I recently setup a Hudson continuous integration server for our main development at Escent. Part of that project is a Ruby on Rails web app using Rails 3. I had trouble getting the existing documentation to work for me, possibly because it was designed for Rails 2. I ended using a Gem written by Nathan Humbert to generate the code coverage information. I include a brief description of what I did here in case it is useful to anyone else.
Hudson needs both the Hudson Ruby plugin and the Hudson Ruby Metrics plugin. To add the plugins from the Hudson dashboard, click “Manage Hudson”, then “Manage Plugins”. From the Plugin Manager page, click the “Available” tab, and select the check boxes for the plugins you want. You may also want to select the plugin for your SCM software. Subversion is included by default, but we are using Mercurial, so I also checked the “Hudson Mercurial Plugin” box.
Click the “Install” button at the bottom of the page after you have selected all the plugins you want, and return to the Hudson Dashboard.
We will be using the “rails_code_qa” gem to measure code coverage. to make sure it is in your project, add the following to the project’s Gemfile.
group :development, :test do gem "rails_code_qa" end
Configuring the Build
Starting from the Hudson dashboard, click “New Job” to create a new job for your Rails 3 project. Name the job in the “Job name” box, check the “Build a free-style software project”, and click OK to continue.
The first section is pretty straightforward. You can optionally add a description for you project, configure how many builds to keep, etc. I set our configuration to discard builds after seven days and accepted all the other default options, then skipped the “Advanced Project Options” section.
In the “Source Code Management” section configure this project to access your SCM.
In the “Build Triggers” section you can set the conditions for starting a build. I checked “Poll SCM” and set the schedule to:
*/1 * * * *
So that Hudson will check for updates to the SCM every minute. Once per minute is probably overkill, but for testing purposes, it made it easier to see if Hudson was working. I’ll probably back it off to three or five minutes at some point, to cut back on unnecessary polling.
The “Build” section is where things start to get interesting. Each time Hudson starts a build of your code, it automatically pulls a source tree from the SCM and runs the build commands from the top-level directory of your source tree. The commands “Build” section lets you specify a sequence of commands to be run in a number of different forms.
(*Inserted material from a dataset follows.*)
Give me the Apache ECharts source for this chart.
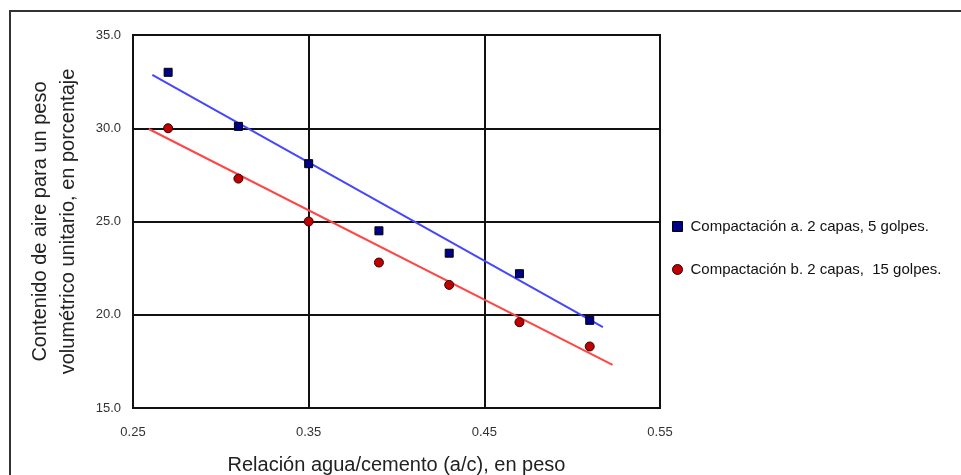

First, click “Add build step” and select “Execute shell”. In the “command” box that appears type:
to prepare your build environment. Click “Add build step” again, but this time select “Invoke Rake”. I accepted the Default version and in the task box entered:
db:create db:migrate test rcqa
You could just as well add rake to the list of shell commands.
In the “Post-build Actions” section, check the “Publish Rails stats report” and “Publish Rcov report” boxes. The “Rcov report directory” points to the HTML coverage report from rcov. Unfortunately, rails_code_qa does not have an option to give coverage for all the unit tests. It splits results into coverage/units and coverage/functionals directories. For now I am using coverage/units.
Modifying rails_code_qa to put all the results into one directory is trivial, but I still have to figure out how to make it get included in the project. When I figure out the magic rails/rake is doing to run things, I’ll update my Hudson config.